## Data provided
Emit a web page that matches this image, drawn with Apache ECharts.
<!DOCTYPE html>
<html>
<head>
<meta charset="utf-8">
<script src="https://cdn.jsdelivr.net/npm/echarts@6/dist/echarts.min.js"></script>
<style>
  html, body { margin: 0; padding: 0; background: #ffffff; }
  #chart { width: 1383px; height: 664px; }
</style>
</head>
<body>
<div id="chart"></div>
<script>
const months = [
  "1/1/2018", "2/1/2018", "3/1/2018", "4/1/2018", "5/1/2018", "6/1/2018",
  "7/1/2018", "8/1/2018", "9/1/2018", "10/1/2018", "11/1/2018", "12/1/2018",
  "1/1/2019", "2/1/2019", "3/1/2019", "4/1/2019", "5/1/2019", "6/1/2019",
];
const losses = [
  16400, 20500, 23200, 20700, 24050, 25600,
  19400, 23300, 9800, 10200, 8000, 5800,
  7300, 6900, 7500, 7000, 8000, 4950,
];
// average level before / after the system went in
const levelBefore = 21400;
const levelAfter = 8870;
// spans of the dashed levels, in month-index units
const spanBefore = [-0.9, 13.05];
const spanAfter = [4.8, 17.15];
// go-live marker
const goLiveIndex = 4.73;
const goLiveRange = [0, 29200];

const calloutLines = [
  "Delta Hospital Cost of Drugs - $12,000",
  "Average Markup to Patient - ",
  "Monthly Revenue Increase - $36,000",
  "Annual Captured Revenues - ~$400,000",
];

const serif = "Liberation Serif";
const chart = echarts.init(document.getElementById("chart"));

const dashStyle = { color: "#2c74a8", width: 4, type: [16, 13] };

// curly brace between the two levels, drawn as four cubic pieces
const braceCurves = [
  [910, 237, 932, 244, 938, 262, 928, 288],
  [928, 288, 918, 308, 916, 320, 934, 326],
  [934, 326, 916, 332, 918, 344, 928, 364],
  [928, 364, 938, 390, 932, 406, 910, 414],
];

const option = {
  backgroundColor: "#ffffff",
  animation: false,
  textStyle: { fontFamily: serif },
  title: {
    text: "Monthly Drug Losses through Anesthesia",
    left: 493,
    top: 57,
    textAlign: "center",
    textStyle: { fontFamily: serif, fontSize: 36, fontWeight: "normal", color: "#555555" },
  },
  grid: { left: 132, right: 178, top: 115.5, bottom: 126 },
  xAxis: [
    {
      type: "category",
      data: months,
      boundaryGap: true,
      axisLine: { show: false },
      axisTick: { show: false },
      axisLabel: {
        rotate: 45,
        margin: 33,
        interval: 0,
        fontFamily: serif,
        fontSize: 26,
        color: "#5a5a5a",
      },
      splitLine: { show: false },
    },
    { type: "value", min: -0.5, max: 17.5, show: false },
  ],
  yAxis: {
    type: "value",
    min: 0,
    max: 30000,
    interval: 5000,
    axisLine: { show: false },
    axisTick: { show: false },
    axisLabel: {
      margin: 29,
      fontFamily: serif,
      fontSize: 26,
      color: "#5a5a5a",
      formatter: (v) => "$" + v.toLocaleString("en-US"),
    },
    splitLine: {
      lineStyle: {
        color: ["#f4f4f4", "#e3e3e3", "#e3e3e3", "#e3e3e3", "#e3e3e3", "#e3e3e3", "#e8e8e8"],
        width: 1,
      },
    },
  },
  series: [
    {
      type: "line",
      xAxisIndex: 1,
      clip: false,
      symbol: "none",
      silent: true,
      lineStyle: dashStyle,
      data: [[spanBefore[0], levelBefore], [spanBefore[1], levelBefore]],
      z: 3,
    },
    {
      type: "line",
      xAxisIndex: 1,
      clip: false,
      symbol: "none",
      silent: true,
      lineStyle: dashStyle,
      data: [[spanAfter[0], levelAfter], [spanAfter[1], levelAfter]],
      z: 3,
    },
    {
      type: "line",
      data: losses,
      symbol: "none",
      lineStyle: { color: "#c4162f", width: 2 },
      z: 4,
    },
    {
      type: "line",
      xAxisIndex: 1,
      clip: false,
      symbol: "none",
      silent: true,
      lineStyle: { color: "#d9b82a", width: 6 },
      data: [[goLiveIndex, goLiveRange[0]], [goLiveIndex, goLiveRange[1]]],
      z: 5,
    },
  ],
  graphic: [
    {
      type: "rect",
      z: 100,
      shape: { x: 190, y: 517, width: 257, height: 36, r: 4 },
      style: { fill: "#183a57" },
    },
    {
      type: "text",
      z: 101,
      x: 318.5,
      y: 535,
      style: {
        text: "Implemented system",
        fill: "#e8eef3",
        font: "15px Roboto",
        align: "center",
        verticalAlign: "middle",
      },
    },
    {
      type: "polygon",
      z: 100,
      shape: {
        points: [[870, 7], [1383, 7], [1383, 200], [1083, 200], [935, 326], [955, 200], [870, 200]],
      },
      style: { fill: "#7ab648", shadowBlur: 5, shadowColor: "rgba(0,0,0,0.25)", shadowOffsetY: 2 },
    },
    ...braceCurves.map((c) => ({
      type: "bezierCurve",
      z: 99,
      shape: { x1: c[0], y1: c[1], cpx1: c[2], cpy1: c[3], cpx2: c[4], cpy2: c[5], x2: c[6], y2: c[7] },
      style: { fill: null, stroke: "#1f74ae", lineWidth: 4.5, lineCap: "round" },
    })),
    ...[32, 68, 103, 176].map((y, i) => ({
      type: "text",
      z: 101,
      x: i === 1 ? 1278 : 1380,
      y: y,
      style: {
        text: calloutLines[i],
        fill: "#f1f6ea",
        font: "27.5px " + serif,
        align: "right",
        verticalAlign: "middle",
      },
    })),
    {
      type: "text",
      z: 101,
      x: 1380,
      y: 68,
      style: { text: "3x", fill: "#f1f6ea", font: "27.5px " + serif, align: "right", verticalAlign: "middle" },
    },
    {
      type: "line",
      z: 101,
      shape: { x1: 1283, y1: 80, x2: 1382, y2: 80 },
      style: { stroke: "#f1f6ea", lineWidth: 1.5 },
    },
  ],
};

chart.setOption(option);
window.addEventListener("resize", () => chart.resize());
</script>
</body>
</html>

## The task
Look through the data above. Find each line with the string "drawn" and copy it.

## Final result
Emit a web page that matches this image, drawn with Apache ECharts.
// curly brace between the two levels, drawn as four cubic pieces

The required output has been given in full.